The goal may be a valid one, but it cloaks hypocrisy of staggering proportions. The United States has been assiduously intervening in foreign elections for decades—perhaps even for centuries.


The central issue in the 2016 election was with some hacked emails, published by Wikileaks, indicating that some top members of the Democratic National Committee were rooting for Hillary Clinton to win their party’s nomination for president. This seems to have been the extent of the “interference,” and there has been a concerted effort to suggest that Russian hackers were the source of the information, a contention Wikileaks has strongly and repeatedly denied.


The revelations can scarcely have come as much of a surprise to anybody following the campaign, and it seems highly unlikely that they swung many votes—my guess, erring on the high side, would be perhaps six or seven.

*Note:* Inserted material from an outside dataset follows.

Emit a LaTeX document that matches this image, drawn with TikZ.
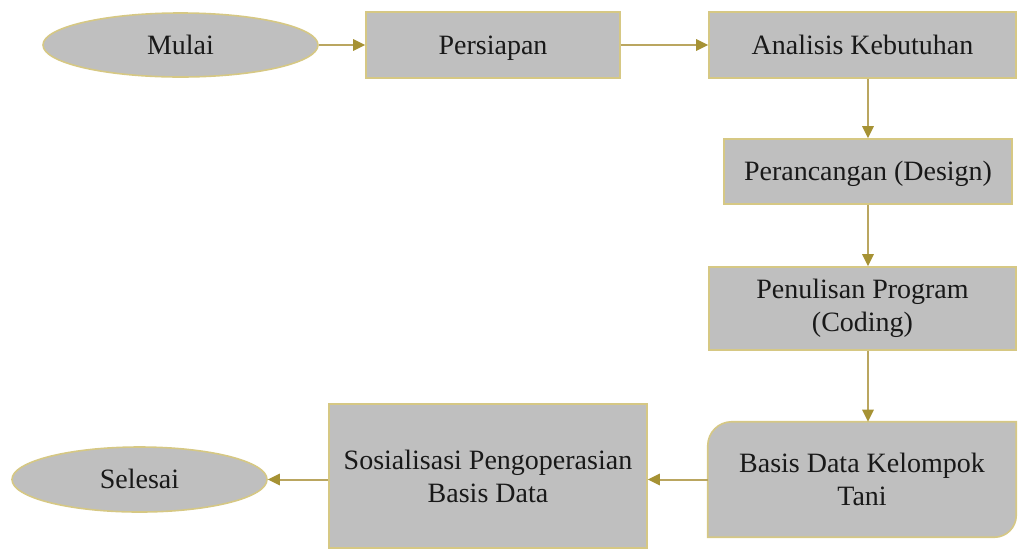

The American record in election interference (always, of course, with the best of intentions) is much more extensive. 


Exhibit number one is surely the Italian election of 1948 in which the CIA furnished a million dollars to congenial parties and may have published forged letters designed to discredit leaders of the Communist Party. Meanwhile, there was a concerted effort to get Italian‐​Americans to write home urging relatives and friends to vote the right way.


In more recent times, I remember talking with a member of the political opposition in Serbia in 2001 who expressed his appreciation for funds that had been supplied the year before by agencies of the U.S. government—“we never would have been able to launch such an extensive campaign without it.”


As a public service, Michael Brenner of the University of Pittsburgh, has, with a little help from his friends, provided a list of countries where the United States has intervened in elections (he points out that the U.S. has also participated in a number of coups, but these are not included).


Going back a few decades, his list includes Greece, Turkey, Italy, France, and Portugal. More recently there have been Macedonia, Serbia, Albania, Bosnia, Ukraine, Russia (especially Yeltsin’s 1995–96 campaign), Algeria, Lebanon, Palestine, Cyprus, Iraq, Pakistan, Afghanistan, Kyrgyzstan, Tajikistan, Yemen, Vietnam, Indonesia, Japan, South Korea, Philippines, Congo and several other countries in Africa, and, in Latin America, every country multiple times including within the last fifteen years Haiti, Dominican Republic, Honduras, Panama, Nicaragua, Venezuela, Columbia, Paraguay, Peru, Ecuador, Bolivia, Brazil, and Argentina.


Brenner’s list is an ongoing project. It does not include Canada, and just possibly there are some Canadians who might find that omission to be unjustified.